C’est étudier qui rend intelligent !

Pour prendre un exemple : un élève qui apprend un cours de chimie, qui le révise régulièrement, qui fait des exercices et des problèmes,… finit par l’assimiler. Il a développé des liens physiques entre certains neurones de son cerveau, il est capable d’expliquer ce cours à quelqu’un, de s’en servir dans un autre contexte, etc. Dans les années qui suivent, si cet élève assiste à un cours de chimie avec de nouvelles connaissances, il utilisera ces connaissances plus anciennes sans même s’en rendre compte.
Mais en plus, et c’est ça qui est extraordinaire, cet apprentissage de la leçon aura développé son intelligence d’une façon globale, ce qui lui permettra de mieux réussir dans les autres matières scolaires, mais aussi dans sa vie en général. Comme si son « talent pur » avait augmenté
Ce n’est pas seulement sa culture générale qui se sera développée, c’est aussi sa capacité à comprendre, à abstraire, à faire des liens entre informations,…

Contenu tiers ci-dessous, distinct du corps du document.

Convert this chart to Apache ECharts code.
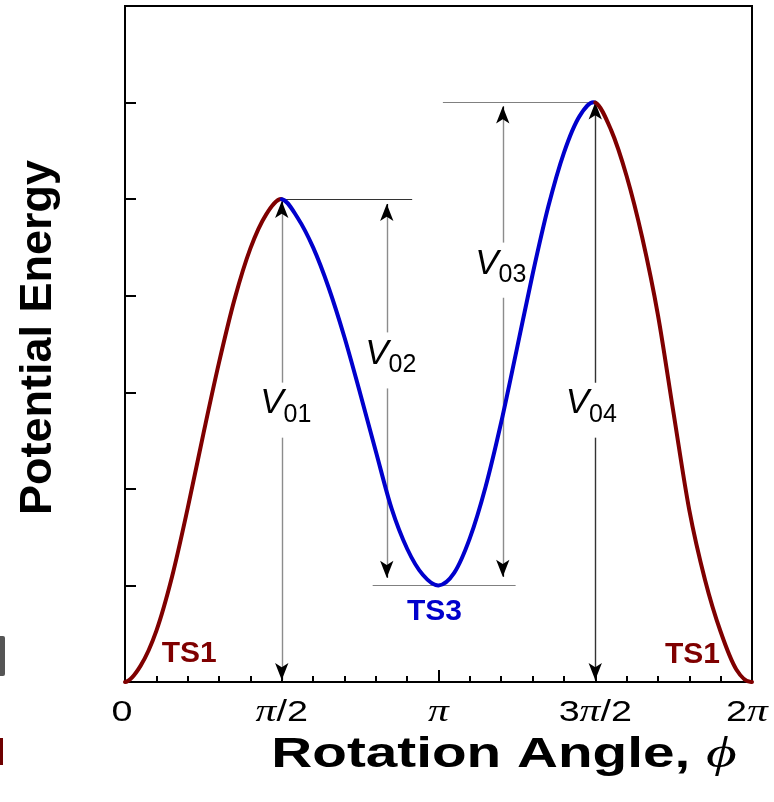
<!DOCTYPE html>
<html>
<head>
<meta charset="utf-8">
<script src="https://cdn.jsdelivr.net/npm/echarts@6/dist/echarts.min.js"></script>
<style>html,body{margin:0;padding:0;background:#fff}#c{width:774px;height:802px}</style>
</head>
<body>
<div id="c"></div>
<script>
// ---------- data (angles in units of pi) ----------
const phi = [0, 0.05, 0.10, 0.15, 0.20, 0.25, 0.30, 0.35, 0.40, 0.45,
             0.50, 0.55, 0.60, 0.65, 0.70, 0.75, 0.80, 0.85, 0.90, 0.95,
             1.00, 1.05, 1.10, 1.15, 1.20, 1.25, 1.30, 1.35, 1.40, 1.45,
             1.50, 1.55, 1.60, 1.65, 1.70, 1.75, 1.80, 1.85, 1.90, 1.95, 2.00];
const energy = [0, 0.17, 0.53, 1.09, 1.80, 2.57, 3.31, 3.97, 4.49, 4.84,
                5.00, 4.81, 4.50, 4.08, 3.57, 2.99, 2.39, 1.80, 1.38, 1.11,
                1.00, 1.13, 1.49, 2.02, 2.69, 3.45, 4.22, 4.92, 5.48, 5.86,
                6.00, 5.72, 5.24, 4.60, 3.80, 2.78, 1.78, 1.06, 0.52, 0.13, 0];
const xTickValues = [0, 0.5, 1, 1.5, 2];
const xTickLabels = ['0', '{p|π}/2', '{p|π}', '3{p|π}/2', '2{p|π}'];
const yMin = 0, yMax = 7, yStep = 1;

// barrier arrows
const barrierNames = ['01', '02', '03', '04'];
const barrierX    = [0.5, 0.835, 1.205, 1.5];
const barrierLow  = [0.02, 1.08, 1.09, 0.02];
const barrierHigh = [4.98, 4.95, 5.96, 6.0];
const labelY  = [2.82, 3.33, 4.26, 2.82];
const gapLow  = [2.53, 3.04, 3.98, 2.53];
const gapHigh = [3.10, 3.62, 4.55, 3.10];
// reference levels
const refLevel = [5, 6, 1];
const refFrom  = [0.5, 1.014, 0.79];
const refTo    = [0.916, 1.5, 1.246];
// transition state labels
const tsNames = ['TS1', 'TS3', 'TS1'];
const tsX = [0.205, 0.987, 1.81];
const tsY = [0.29, 0.725, 0.28];
// colour segments of the curve (indices into phi)
const segStart = [0, 10, 30];
const segEnd   = [10, 30, 40];

// ---------- styles ----------
const FONT = '"Liberation Sans", Arial, Helvetica, sans-serif';
const SERIF = '"Liberation Serif", "DejaVu Serif", serif';
const RED = '#7f0000', BLUE = '#0000cc';
const segColors = [RED, BLUE, RED];
const arrowColors = ['#8c8c8c', '#8c8c8c', '#8c8c8c', '#333333'];
const refColors = ['#333333', '#808080', '#808080'];
const tsColors = [RED, BLUE, RED];
const labelDx = [4, 4, -2, -4];
const TEXT_STRETCH = 1.3;

const chart = echarts.init(document.getElementById('c'));
const curve = phi.map((p, i) => [p, energy[i]]);
const n = phi.length;

function renderCurve(params, api) {
  if (params.dataIndex !== 0) return null;
  // periodic extension for the end tangents
  const P = i => {
    if (i < 0) return api.coord([phi[n - 1 + i] - 2, energy[n - 1 + i]]);
    if (i > n - 1) return api.coord([phi[i - (n - 1)] + 2, energy[i - (n - 1)]]);
    return api.coord([phi[i], energy[i]]);
  };
  const children = [];
  for (let s = 0; s < segStart.length; s++) {
    const p0 = P(segStart[s]);
    let d = 'M' + p0[0] + ' ' + p0[1];
    for (let i = segStart[s]; i < segEnd[s]; i++) {
      const a = P(i - 1), b = P(i), c = P(i + 1), e = P(i + 2);
      const c1x = b[0] + (c[0] - a[0]) / 6, c1y = b[1] + (c[1] - a[1]) / 6;
      const c2x = c[0] - (e[0] - b[0]) / 6, c2y = c[1] - (e[1] - b[1]) / 6;
      d += ' C' + c1x + ' ' + c1y + ' ' + c2x + ' ' + c2y + ' ' + c[0] + ' ' + c[1];
    }
    children.push({
      type: 'path', shape: {pathData: d},
      style: {stroke: segColors[s], fill: null, lineWidth: 4, lineCap: 'round', lineJoin: 'round'}
    });
  }
  return {type: 'group', children: children};
}

const lines = [];
barrierX.forEach((x, i) => {
  const ls = {color: arrowColors[i], width: 1.4, type: 'solid'};
  lines.push([{coord: [x, barrierLow[i]], symbol: 'none', lineStyle: ls}, {coord: [x, gapLow[i]], symbol: 'none'}]);
  lines.push([{coord: [x, gapHigh[i]], symbol: 'none', lineStyle: ls}, {coord: [x, barrierHigh[i]], symbol: 'none'}]);
  const bl = {color: '#000', width: 1, type: 'solid'};
  lines.push([{coord: [x, barrierHigh[i] - 0.1], symbol: 'none', lineStyle: bl},
              {coord: [x, barrierHigh[i]], symbol: 'arrow', symbolSize: [10, 17]}]);
  lines.push([{coord: [x, barrierLow[i] + 0.1], symbol: 'none', lineStyle: bl},
              {coord: [x, barrierLow[i]], symbol: 'arrow', symbolSize: [10, 17]}]);
});
refLevel.forEach((y, i) => {
  lines.push([{coord: [refFrom[i], y], symbol: 'none', lineStyle: {color: refColors[i], width: 1.2, type: 'solid'}},
              {coord: [refTo[i], y], symbol: 'none'}]);
});

const points = [];
barrierX.forEach((x, i) => {
  points.push({coord: [x, labelY[i]], label: {offset: [labelDx[i], 0], formatter: '{v|V}{s|' + barrierNames[i] + '}'}});
});
tsNames.forEach((nm, i) => {
  points.push({coord: [tsX[i], tsY[i]], label: {formatter: nm, color: tsColors[i], fontWeight: 'bold', fontSize: 30, fontFamily: FONT}});
});

chart.setOption({
  animation: false,
  backgroundColor: '#fff',
  grid: {left: 125, right: 22, top: 6, bottom: 120, show: true, borderColor: '#000', borderWidth: 2},
  xAxis: {
    type: 'value', min: 0, max: 2, interval: 0.5,
    axisLine: {lineStyle: {color: '#000', width: 2}},
    axisTick: {inside: true, length: 12, lineStyle: {color: '#000', width: 2}},
    minorTick: {show: true, splitNumber: 5, length: 6, lineStyle: {color: '#000', width: 2}},
    splitLine: {show: false}, minorSplitLine: {show: false},
    axisLabel: {show: false}
  },
  yAxis: {
    type: 'value', min: yMin, max: yMax, interval: yStep,
    axisLine: {show: true, lineStyle: {color: '#000', width: 2}},
    axisTick: {show: true, inside: true, length: 11, lineStyle: {color: '#000', width: 2}},
    axisLabel: {show: false}, splitLine: {show: false},
    name: 'Potential Energy', nameLocation: 'middle', nameGap: 64, nameRotate: 90,
    nameTextStyle: {fontSize: 45, fontWeight: 'bold', fontFamily: FONT, color: '#000', padding: [0, 0, 0, 13]}
  },
  series: [
    {
      type: 'custom', data: curve, encode: {x: 0, y: 1}, silent: true, z: 5,
      renderItem: renderCurve
    },
    {
      type: 'line', data: [], silent: true, z: 3,
      markLine: {silent: true, animation: false, label: {show: false}, data: lines},
      markPoint: {
        silent: true, animation: false, symbol: 'rect', symbolSize: 1,
        itemStyle: {color: 'rgba(0,0,0,0)'},
        label: {
          show: true, position: 'inside', color: '#000',
          rich: {
            v: {fontSize: 35, fontStyle: 'italic', fontFamily: FONT, color: '#000', verticalAlign: 'bottom', lineHeight: 35, padding: [0, 0, 6, 0]},
            s: {fontSize: 25, fontFamily: FONT, color: '#000', verticalAlign: 'bottom', lineHeight: 25}
          }
        },
        data: points
      }
    }
  ]
});

// tick labels and axis title (horizontally stretched text, as in the original figure)
const baseY = chart.convertToPixel({yAxisIndex: 0}, yMin);
const gfx = [
  {type: 'rect', x: 0, y: 636, shape: {width: 5, height: 40, r: [0, 2, 2, 0]}, style: {fill: '#555'}, silent: true},
  {type: 'rect', x: 0, y: 738, shape: {width: 3, height: 27}, style: {fill: '#6e0000'}, silent: true}
];
xTickValues.forEach((v, i) => {
  gfx.push({
    type: 'text', silent: true,
    x: chart.convertToPixel({xAxisIndex: 0}, v) - (i === 0 ? 3 : (i === 4 ? 5 : 0)), y: baseY + 31,
    scaleX: TEXT_STRETCH,
    style: {
      text: xTickLabels[i], align: 'center', verticalAlign: 'middle',
      fontSize: 29, fontFamily: FONT, fill: '#000',
      rich: {p: {fontStyle: 'italic', fontFamily: SERIF, fontSize: 32, fill: '#000'}}
    }
  });
});
gfx.push({
  type: 'text', silent: true,
  x: 504, y: baseY + 73, scaleX: 1.35,
  style: {
    text: '{t|Rotation Angle, }{p|ϕ}', align: 'center', verticalAlign: 'middle',
    rich: {
      t: {fontSize: 42, fontWeight: 'bold', fontFamily: FONT, fill: '#000'},
      p: {fontSize: 44, fontStyle: 'italic', fontFamily: SERIF, fill: '#000'}
    }
  }
});
chart.setOption({graphic: gfx});
</script>
</body>
</html>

Un élève n’a pas un « talent pur » déterminé à un certain niveau pour toute sa vie : au contraire, il a une certaine intelligence, à un moment donné, qui ne se développera pas s’il ne s’en sert pas. Et travailler pour développer son intelligence, ce n’est pas honteux, ce n’est pas déchoir. Faire un effort pour apprendre une leçon et préparer une évaluation ne veut pas dire qu’on a une intelligence limitée. C’est juste qu’à un moment, il faut s’y mettre : que ce soit en CE2 ou en Terminale, voire pendant des études supérieures, à un moment il est nécessaire de s’investir dans ce qu’on fait et d’accepter de se confronter au fait de ne pas savoir. Ce n’est pas confortable, mais c’est le seul moyen d’exploiter et développer son intelligence.

Je prends régulièrement le temps d’expliquer à mes élèves ce que sont les états d’esprit (ou « mindset ») fixe et dynamique. 

Le talent, c’est les deux premières lignes d’un devoir… Le reste vient du travail. Tous les musiciens vous le diront !

Et quand un jeune ne sait pas travailler, c’est là que l’orthopédagogie et la gestion mentale vont l’aider.